= Kumar Krishna =

American entomologist

Kumar Krishna (21 June 1928-19 September 2014) was an American entomologist of Indian origin. He was an expert on the termites and published the definitive systematic treatment of the termites of the world in a seven volume Treatise on the Isoptera of the world in 2013 written with collaborators.
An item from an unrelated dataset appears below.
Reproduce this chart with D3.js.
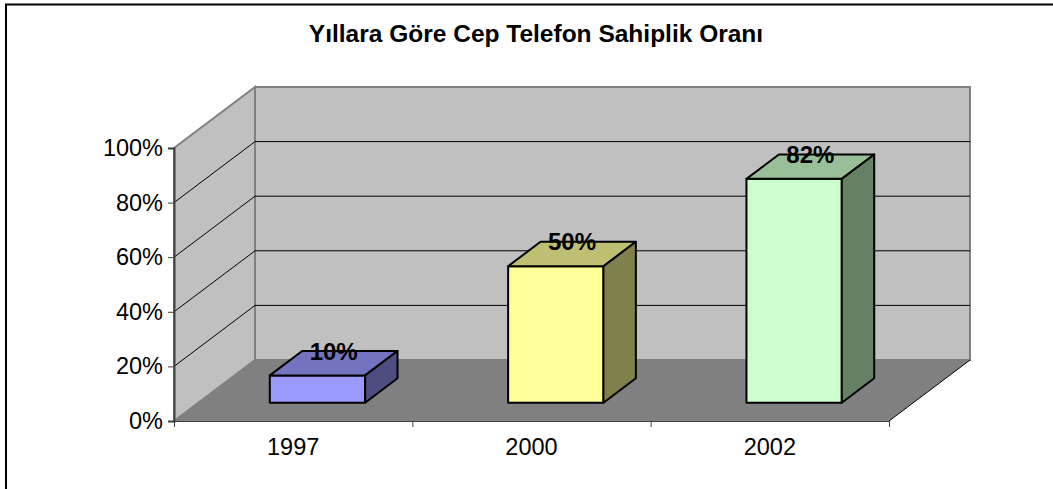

Kumar was born in Rangoon and grew up in Dehra Dun where his father lived as an army physician who had served as a major in World War I. Kumar studied at the Agra University, receiving a Bachelor of Science in 1950 followed by a Master's degree from the University of Lucknow in 1952. He worked as a research assistant at the Forest Research Institute to Mithan Lal Roonwal, a specialist on termites and became very interested in the group. He moved to the University of Minnesota in 1954 and then moved to the University of Chicago to pursue a Ph.D. under Alfred E. Emerson (1896–1976). His research was on the dry wood termites in the family Kalotermitidae. He then worked at the City College of the City University of New York from 1962 while also being a research associate at the American Museum of Natural History. He became an assistant professor in 1964 and a full professor in 1973.

Along with F.M. Weesner he published a two volume work on the Biology of Termites in 1970. After retiring from college in 1996 he began to work on the termites of the world which was published on April 25, 2013 in seven volumes consisting of 2704 pages. His collection of termites from around the world is the most comprehensive one and is now part of the AMNH. Nearly 14 insect taxa are named after him. He was invited to write the entry on termites in the 15th edition of Encyclopedia Britannica.

Kumar met Valerie Smith at the University of Chicago and the two got married. Valerie was a professor of English working alongside Kumar at the City College and helped him produce the Treatise. He took an interest in classical music. He died from multiple cancers at his home in Manhattan.